#### SET PROBLEM:
Write out, word for word, every line from the first one through the line that holds "plt.rcParams['font.family'] = ['Liberation", and nothing else; skip the pictures.

** START OF DATASET CONTENT **

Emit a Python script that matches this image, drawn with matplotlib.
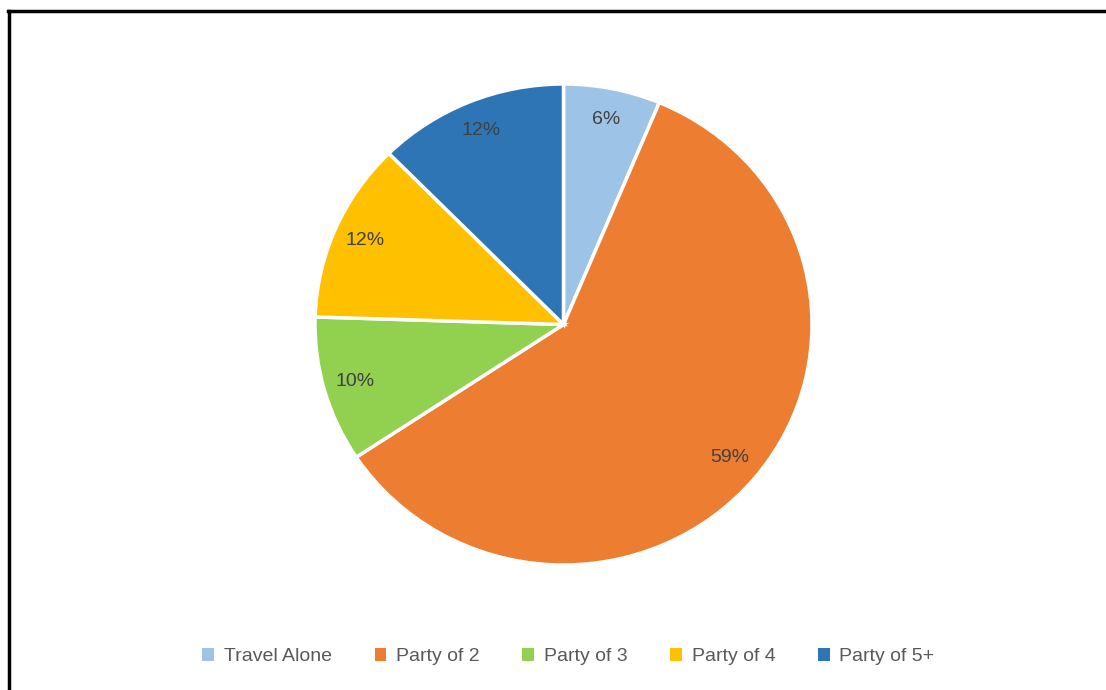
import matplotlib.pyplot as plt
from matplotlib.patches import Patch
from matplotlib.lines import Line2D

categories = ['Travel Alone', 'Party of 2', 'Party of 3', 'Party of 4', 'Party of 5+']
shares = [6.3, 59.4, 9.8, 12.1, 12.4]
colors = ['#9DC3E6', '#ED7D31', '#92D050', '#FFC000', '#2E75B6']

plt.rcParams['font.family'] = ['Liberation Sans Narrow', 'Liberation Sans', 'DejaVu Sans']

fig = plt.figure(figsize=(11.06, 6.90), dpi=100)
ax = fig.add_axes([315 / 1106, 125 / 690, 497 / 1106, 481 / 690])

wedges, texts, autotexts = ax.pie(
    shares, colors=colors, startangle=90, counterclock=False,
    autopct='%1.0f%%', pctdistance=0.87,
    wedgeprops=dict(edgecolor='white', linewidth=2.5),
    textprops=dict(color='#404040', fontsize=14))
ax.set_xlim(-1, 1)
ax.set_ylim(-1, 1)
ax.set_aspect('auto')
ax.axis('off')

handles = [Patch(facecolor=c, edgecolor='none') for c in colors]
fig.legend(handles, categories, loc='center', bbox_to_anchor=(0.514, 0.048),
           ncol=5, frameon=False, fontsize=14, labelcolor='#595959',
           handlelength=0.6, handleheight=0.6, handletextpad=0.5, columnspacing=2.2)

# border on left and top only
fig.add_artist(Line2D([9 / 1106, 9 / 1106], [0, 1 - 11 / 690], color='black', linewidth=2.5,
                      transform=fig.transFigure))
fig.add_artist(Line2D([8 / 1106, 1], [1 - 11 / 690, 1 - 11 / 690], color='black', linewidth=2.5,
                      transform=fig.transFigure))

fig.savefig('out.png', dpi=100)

** END OF DATASET CONTENT **

#### PROBLEM SOLUTION:
Emit a Python script that matches this image, drawn with matplotlib.
import matplotlib.pyplot as plt
from matplotlib.patches import Patch
from matplotlib.lines import Line2D

categories = ['Travel Alone', 'Party of 2', 'Party of 3', 'Party of 4', 'Party of 5+']
shares = [6.3, 59.4, 9.8, 12.1, 12.4]
colors = ['#9DC3E6', '#ED7D31', '#92D050', '#FFC000', '#2E75B6']

plt.rcParams['font.family'] = ['Liberation Sans Narrow', 'Liberation Sans', 'DejaVu Sans']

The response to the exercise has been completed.